Подняла с колен красивую льняную салфетку и решительно себе её на шею повязала. Ну чисто как слюнявчик в детском саду! Образ ни разу не мадамский, и совсем не прелестный, но что делать, если иначе с местным населением поговорить адекватно невозможно? И это я еще в весьма скромном платье! Не понимаю, у графа рентгеновское зрение, что ли, как он… хм… мою красоту высмотреть сумел?
– Так лучше? – спросила ворчливо и с удовлетворением отметила, как зарделся дер Грандер-Стант. Я хмыкнула. Нет, серьезно, никогда не видела, чтобы мужчина его возраста, комплекции и довольно высокого положения заливался нежнейшим, прямо-таки рассветным румянчиком.
– Мадам, извините мои рассеянность и недостойную хозяина невнимательность, – заговорил граф с учтивым кивком, – прошу вас, приступайте к обеду.
А! Ну, точно. Судя по развернутой, внятной реплике дер Грандер-Станта украсить себя салфеткой было тактически верным решением для проведения дипломатических переговоров. Так что да, с салфеткой определённо лучше.

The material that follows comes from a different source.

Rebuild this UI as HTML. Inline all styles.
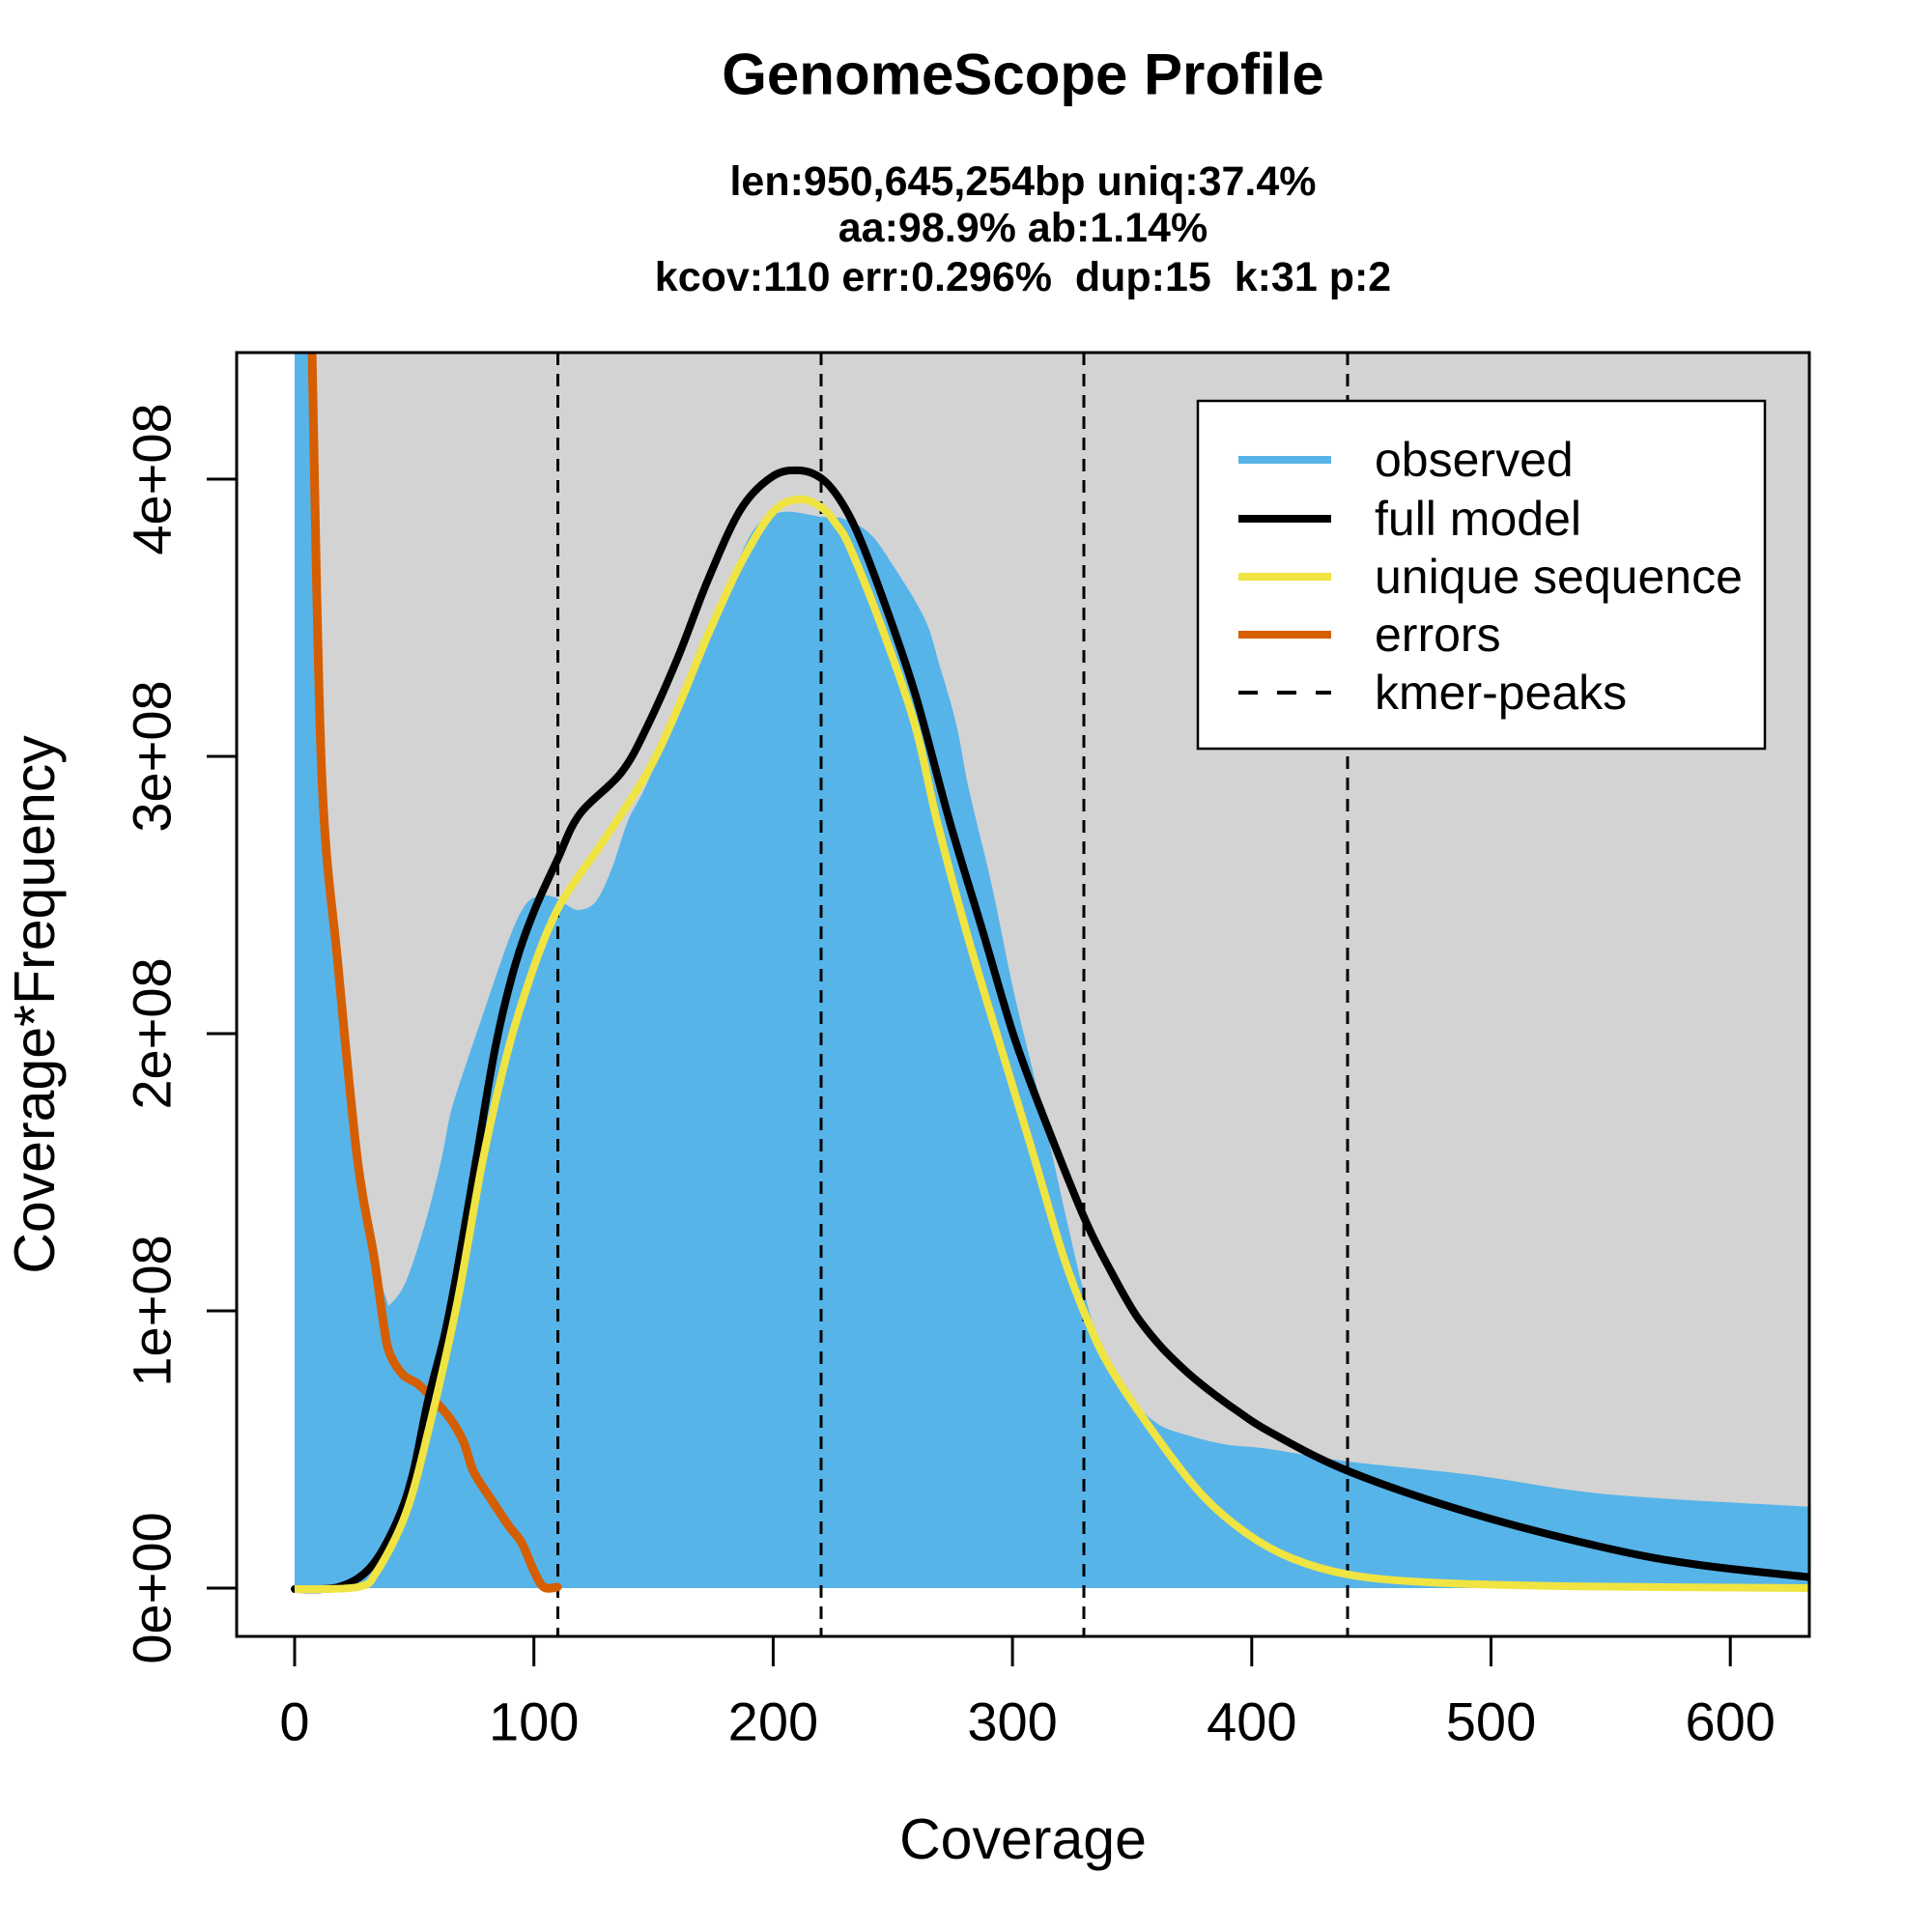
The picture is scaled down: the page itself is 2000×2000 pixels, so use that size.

Я дождалась, пока лакей положит мне на тарелку пару кусочков чего-то, оптимистично напоминающего изысканный мясной рулет, и с удовольствием последовала призыву графа. Так мы провели некоторое время в молчании: я вовсю компенсировала издержки дорожной жизни последней недели, стремясь попробовать как можно больше блюд, а граф наблюдал за мной со странным выражением лица: то ли вежливо пережидал, пока я насыщусь, то ли гадал, не померещилось ли ему неожиданное сокровище, ныне скромно прикрытое белоснежной салфеткой. В общем, хотя граф и старался придерживаться светских норм поведения и не слишком на меня пялиться, его взгляд, то и дело возвращающийся к… хм… салфетке, выдавал его заинтригованность. Что ж, я графа тоже порассматривала. И оценила. В этом смысле. И хотя дер Грандер-Стант был ещё не стар и, благодаря приличному материальному положению, выглядел весьма ухоженно, я поставила (хоть и с сожалением) минус напротив его фамилии. И дело было не столько в наличии взрослой двадцатилетней дочери, а в том прискорбном факте, что мои понятия о профессионализме, как оказалось, перекочевали вместе со мной и в мир под номером сто шестьдесят девять. Поясню доходчиво: я не завожу шашни с клиентами. Моя работа в управлении требует ясности, объективности и полнейшей беспристрастности. Ставить её под сомнение, принимая ухаживания заинтересованных лиц, это… глупо подставляться. И если аналитик, после выполнения договора, ещё мог бы подумать о продолжении знакомства в личном плане, то к профессиональной этике медицинского работника (в шкуре… м-м… форменном халате? которого я неожиданно оказалась), по моему мнению, требования должны быть ещё строже. Так что… я вошла в этот дом лекарем, лекарем же его и покину. С того момента, как я взяла у графа плату за свои услуги, у нас с ним могло быть только деловое партнерство.